When it comes to business software development, enterprise software development, we must not forget about a few important things: the need for structured data, fast data access mechanism with multiple indexes, reporting, and BI, so shortly said: DATABASES. One of the major problems with blockchain, apart from being hard to get (and costly at some point), was how to use it! How to make use of these benefits in existing software products, how to make it easier to adopt for developers, and how to combine it with database engines which are by far vital components of software products.

What is BCDB from a technical point of view?

Our challenge was to combine these two architectures (blockchain & databases) in an efficient way. In order to achieve that, we started from the traditional client-server architecture.

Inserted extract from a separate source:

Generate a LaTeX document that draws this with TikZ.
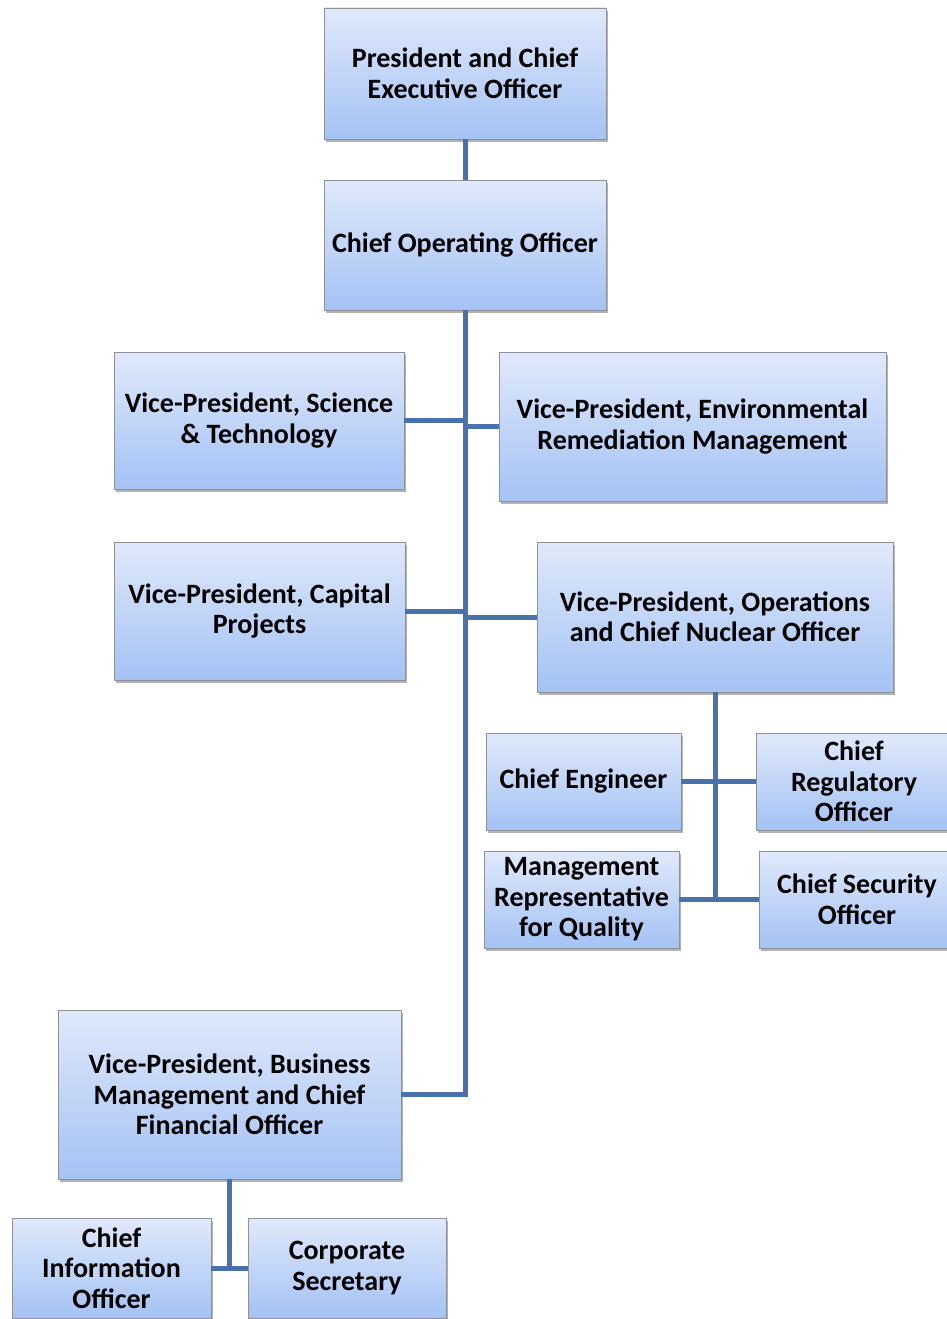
\documentclass[tikz,border=0pt]{standalone}
\usepackage{fontspec}
\setmainfont{Carlito}
\usetikzlibrary{shadows}
\definecolor{boxtop}{HTML}{E0E9FB}
\definecolor{boxbot}{HTML}{A4C2F4}
\definecolor{boxline}{HTML}{8E9298}
\definecolor{linkblue}{HTML}{4872A9}
\tikzset{
  box/.style={draw=boxline, line width=0.8pt, top color=boxtop, bottom color=boxbot,
    align=center, inner sep=2pt, outer sep=0pt,
    font=\fontsize{28}{30.5}\selectfont\bfseries,
    drop shadow={shadow xshift=2pt, shadow yshift=-3pt, fill=black, opacity=0.3}},
  link/.style={draw=linkblue, line width=5pt}
}
\begin{document}
\begin{tikzpicture}[x=1pt,y=-1pt]
\useasboundingbox (0,0) rectangle (947,1319);
\clip (0,0) rectangle (947,1319);
\fill[white] (0,0) rectangle (947,1319);
% boxes: centre, width, height
\node[box, minimum width=282pt, minimum height=131pt] (ceo) at (465,73.5) {President and Chief\\Executive Officer};
\node[box, minimum width=282pt, minimum height=130pt] (coo) at (465,245) {Chief Operating Officer};
\node[box, minimum width=290pt, minimum height=137pt] (sci) at (259,420.5) {Vice-President, Science\\\& Technology};
\node[box, minimum width=387pt, minimum height=149pt] (env) at (692.5,426.5) {Vice-President, Environmental\\Remediation Management};
\node[box, minimum width=291pt, minimum height=138pt] (cap) at (259.5,611) {Vice-President, Capital\\Projects};
\node[box, minimum width=356pt, minimum height=150pt] (ops) at (715,617) {Vice-President, Operations\\and Chief Nuclear Officer};
\node[box, minimum width=195pt, minimum height=97pt] (eng) at (583.5,781.5) {Chief Engineer};
\node[box, minimum width=196pt, minimum height=97pt] (reg) at (854,781.5) {Chief\\Regulatory\\Officer};
\node[box, minimum width=195pt, minimum height=97pt] (mgmt) at (581.5,899.5) {Management\\Representative\\for Quality};
\node[box, minimum width=196pt, minimum height=97pt] (sec) at (857,899.5) {Chief Security\\Officer};
\node[box, minimum width=343pt, minimum height=169pt] (bus) at (229.5,1094.5) {Vice-President, Business\\Management and Chief\\Financial Officer};
\node[box, minimum width=199pt, minimum height=100pt] (cio) at (111.5,1268) {Chief\\Information\\Officer};
\node[box, minimum width=198pt, minimum height=100pt] (corp) at (347,1268) {Corporate\\Secretary};
% connectors
\draw[link] (ceo.south) -- (coo.north);
\draw[link] (coo.south) -- (coo.south |- bus.east) -- (bus.east);
\draw[link] (sci.east) -- (sci.east -| coo.south);
\draw[link] (env.west) -- (env.west -| coo.south);
\draw[link] (cap.east) -- (cap.east -| coo.south);
\draw[link] (ops.west) -- (ops.west -| coo.south);
\draw[link] (ops.south) -- (ops.south |- mgmt.east);
\draw[link] (eng.east) -- (eng.east -| ops.south);
\draw[link] (reg.west) -- (reg.west -| ops.south);
\draw[link] (mgmt.east) -- (mgmt.east -| ops.south);
\draw[link] (sec.west) -- (sec.west -| ops.south);
\draw[link] (bus.south) -- (bus.south |- cio.east);
\draw[link] (cio.east) -- (corp.west);
\end{tikzpicture}
\end{document}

We separate the application server from the database, and we position our core between them. We also bring the blockchain client and the chain in the picture, in such a way that our core becomes the middle piece between all these parts. The application server will always have the possibility to access directly the database, to execute reports, or to interrogate data, but doing this via Modex BCDB, will enable a full set of benefits such as data immutability, data reconstruction, integrity checks, and many others, guaranteeing the total protection of the valuable or sensitive information. 

The BCDB product allows you to store data encrypted out of the box, no matter what engine is installed under the hood, and no matter if the installed database engine supports encryption or not. Furthermore, an architect can choose what data should be stored in an encrypted format and what data can be stored in plaintext. 

The permission mechanism of Modex Blockchain Database, which includes data sharing,  also benefits the data owner. Each party inserting records will have the possibility to specify record visibility in the system, public records will be seen by everyone, protected records will be seen by everyone but will only be visible based on permissions granted by the owner, and of course, private records are available for the data owner only. Also, BCDB will reconstruct the information automatically but it will also offer the option to perform the reconstruction manually, based on configuration, especially because these kinds of frauds might require detailed forensics.

So is blockchain the answer for every project?

The answer is NO.

This technology does not apply to all software products, it can be technically adopted anywhere – however.  for some solutions, it just does not make sense. 

Nonetheless, it’s important to recognise that Blockchain is all about trust and it is up to us whether we choose to embrace a transparent future – not just developers, it is up to all of us, business leaders included, to decide if we want to look at a future where software products are actually designed with people’s interests and data privacy in mind.